GIVEN REQUEST: The listing below holds pictures; exclude them. Return exactly the lines from the one with "Give me the matplotlib source for this chart." through the one with "import numpy as np".

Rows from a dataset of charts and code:
------------------------------------

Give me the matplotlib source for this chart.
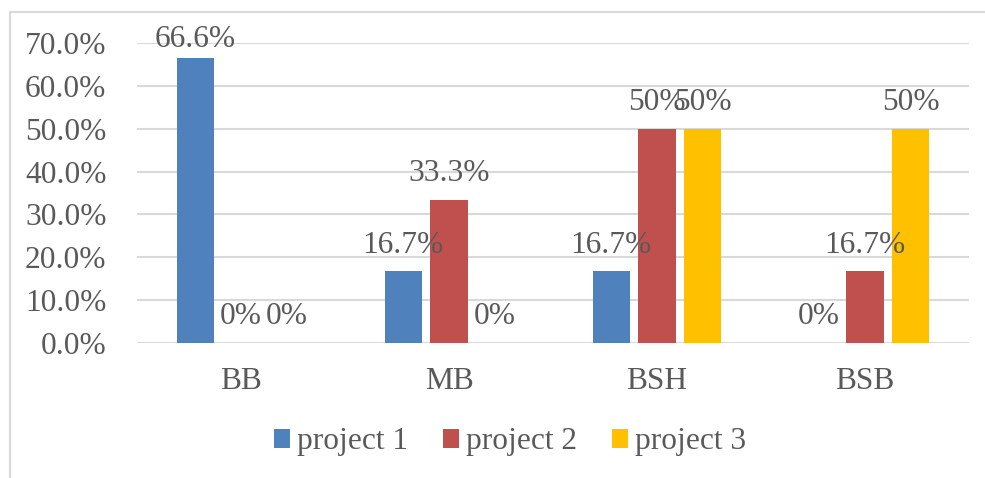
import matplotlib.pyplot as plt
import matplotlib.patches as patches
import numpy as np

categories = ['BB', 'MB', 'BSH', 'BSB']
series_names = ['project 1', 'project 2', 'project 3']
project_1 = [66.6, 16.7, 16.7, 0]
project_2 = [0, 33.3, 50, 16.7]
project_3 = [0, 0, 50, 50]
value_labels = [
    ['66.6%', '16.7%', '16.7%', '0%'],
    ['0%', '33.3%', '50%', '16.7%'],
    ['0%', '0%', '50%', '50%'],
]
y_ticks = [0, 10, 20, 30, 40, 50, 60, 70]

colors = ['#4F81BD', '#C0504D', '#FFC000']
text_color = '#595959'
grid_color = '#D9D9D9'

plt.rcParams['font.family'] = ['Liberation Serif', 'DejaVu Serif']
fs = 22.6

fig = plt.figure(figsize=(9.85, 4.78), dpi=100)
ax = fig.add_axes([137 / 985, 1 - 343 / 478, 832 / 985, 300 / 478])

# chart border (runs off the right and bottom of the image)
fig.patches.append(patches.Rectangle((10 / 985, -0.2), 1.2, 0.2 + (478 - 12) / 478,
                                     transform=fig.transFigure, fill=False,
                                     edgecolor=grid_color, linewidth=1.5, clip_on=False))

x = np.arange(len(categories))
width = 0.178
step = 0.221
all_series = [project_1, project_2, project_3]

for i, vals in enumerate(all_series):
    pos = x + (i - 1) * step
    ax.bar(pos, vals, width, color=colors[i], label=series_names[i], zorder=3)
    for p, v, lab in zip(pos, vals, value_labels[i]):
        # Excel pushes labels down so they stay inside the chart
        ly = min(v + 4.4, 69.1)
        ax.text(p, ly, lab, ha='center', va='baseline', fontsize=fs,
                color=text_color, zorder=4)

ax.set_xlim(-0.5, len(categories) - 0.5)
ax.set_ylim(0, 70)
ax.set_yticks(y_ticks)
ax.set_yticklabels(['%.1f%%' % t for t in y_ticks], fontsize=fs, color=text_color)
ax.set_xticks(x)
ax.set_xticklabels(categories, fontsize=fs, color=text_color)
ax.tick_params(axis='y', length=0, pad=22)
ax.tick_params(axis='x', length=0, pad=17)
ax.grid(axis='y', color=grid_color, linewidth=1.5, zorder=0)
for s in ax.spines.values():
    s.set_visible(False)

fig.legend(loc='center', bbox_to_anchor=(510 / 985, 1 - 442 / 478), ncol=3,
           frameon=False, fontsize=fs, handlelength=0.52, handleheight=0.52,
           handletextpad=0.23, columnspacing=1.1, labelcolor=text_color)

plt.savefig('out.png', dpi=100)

------------------------------------

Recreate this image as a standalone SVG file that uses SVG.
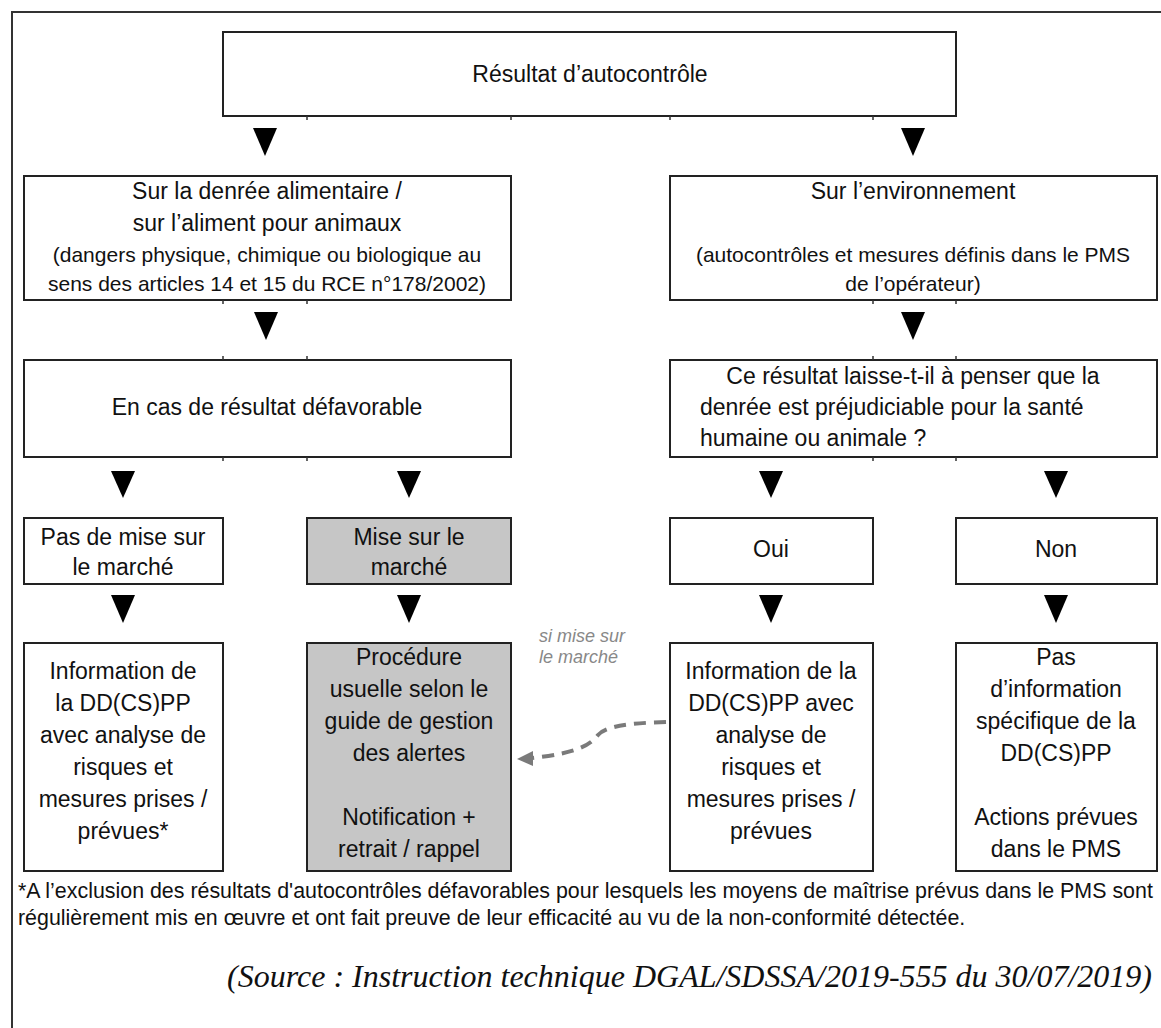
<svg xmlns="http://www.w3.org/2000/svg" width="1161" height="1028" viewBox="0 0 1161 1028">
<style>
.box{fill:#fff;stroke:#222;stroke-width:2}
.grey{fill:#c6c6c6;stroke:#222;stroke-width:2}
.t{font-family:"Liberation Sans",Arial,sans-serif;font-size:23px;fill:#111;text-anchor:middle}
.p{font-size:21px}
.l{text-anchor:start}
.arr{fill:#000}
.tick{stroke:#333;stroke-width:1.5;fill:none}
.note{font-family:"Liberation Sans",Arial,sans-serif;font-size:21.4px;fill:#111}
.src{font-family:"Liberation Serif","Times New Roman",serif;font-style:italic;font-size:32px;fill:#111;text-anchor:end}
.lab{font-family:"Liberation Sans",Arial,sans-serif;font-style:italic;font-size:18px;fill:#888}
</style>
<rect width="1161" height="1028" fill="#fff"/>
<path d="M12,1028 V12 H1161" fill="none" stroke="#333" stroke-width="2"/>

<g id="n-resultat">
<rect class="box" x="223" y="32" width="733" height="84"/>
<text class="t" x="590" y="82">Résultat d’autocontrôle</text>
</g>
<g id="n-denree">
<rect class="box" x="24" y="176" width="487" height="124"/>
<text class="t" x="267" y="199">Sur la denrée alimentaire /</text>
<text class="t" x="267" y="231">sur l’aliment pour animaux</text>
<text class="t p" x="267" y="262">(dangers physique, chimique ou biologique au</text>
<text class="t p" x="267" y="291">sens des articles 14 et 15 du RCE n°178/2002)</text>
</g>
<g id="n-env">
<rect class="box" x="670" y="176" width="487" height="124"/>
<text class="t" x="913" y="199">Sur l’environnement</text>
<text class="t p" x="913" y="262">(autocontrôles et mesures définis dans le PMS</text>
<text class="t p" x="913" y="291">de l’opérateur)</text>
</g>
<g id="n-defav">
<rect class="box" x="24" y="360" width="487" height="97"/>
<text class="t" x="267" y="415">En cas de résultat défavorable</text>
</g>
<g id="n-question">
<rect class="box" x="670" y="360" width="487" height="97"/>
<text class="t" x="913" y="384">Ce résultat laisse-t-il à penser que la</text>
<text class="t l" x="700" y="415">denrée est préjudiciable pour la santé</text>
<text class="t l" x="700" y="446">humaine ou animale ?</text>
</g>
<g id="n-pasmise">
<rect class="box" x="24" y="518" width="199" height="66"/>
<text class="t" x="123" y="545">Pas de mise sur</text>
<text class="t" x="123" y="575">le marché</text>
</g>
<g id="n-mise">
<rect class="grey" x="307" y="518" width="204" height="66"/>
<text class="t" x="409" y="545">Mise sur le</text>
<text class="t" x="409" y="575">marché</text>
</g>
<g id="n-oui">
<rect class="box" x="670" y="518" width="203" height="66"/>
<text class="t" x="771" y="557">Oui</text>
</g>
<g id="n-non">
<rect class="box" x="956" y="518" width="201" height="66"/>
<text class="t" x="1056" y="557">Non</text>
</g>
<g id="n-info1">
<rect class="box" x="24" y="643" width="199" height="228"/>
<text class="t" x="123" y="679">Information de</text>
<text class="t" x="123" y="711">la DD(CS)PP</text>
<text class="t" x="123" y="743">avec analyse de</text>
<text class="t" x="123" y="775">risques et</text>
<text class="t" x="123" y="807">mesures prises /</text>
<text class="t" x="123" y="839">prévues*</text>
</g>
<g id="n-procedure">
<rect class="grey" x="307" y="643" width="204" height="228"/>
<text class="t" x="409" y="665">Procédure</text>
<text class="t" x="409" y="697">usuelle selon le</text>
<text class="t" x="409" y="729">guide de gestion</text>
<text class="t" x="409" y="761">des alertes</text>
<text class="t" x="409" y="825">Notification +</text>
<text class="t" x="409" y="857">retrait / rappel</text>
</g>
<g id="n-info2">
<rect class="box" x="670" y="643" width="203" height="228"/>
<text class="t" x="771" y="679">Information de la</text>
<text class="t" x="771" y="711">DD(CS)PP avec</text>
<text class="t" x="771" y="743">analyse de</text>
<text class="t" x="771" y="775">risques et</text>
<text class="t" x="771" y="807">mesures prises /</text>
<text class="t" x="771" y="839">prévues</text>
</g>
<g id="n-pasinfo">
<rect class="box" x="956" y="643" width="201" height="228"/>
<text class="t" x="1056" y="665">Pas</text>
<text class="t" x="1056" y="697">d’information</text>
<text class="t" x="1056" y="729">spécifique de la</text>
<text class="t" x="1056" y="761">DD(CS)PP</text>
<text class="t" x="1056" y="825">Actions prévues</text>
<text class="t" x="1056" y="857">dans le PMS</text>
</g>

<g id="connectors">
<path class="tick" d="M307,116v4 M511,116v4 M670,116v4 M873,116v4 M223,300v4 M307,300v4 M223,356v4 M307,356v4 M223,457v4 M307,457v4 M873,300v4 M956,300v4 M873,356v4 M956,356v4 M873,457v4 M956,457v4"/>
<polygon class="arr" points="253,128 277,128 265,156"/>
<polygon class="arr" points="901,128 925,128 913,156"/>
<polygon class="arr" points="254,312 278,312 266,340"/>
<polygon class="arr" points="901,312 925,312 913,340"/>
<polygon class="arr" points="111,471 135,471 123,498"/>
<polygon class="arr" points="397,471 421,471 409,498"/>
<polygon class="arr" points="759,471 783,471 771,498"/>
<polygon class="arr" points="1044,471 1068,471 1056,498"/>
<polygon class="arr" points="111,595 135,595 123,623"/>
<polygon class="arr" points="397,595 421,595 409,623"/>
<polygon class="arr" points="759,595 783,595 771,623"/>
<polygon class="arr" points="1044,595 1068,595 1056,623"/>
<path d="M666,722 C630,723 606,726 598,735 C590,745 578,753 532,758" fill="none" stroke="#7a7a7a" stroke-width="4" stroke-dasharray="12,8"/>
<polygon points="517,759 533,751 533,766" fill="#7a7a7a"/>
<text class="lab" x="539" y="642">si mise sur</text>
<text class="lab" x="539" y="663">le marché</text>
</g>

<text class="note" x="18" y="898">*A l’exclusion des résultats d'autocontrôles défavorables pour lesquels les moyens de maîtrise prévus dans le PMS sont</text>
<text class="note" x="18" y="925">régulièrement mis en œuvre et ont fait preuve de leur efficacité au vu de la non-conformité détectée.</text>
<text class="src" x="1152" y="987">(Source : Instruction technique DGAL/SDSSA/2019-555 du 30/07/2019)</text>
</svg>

------------------------------------

COMPLETE ANSWER:
Give me the matplotlib source for this chart.
import matplotlib.pyplot as plt
import matplotlib.patches as patches
import numpy as np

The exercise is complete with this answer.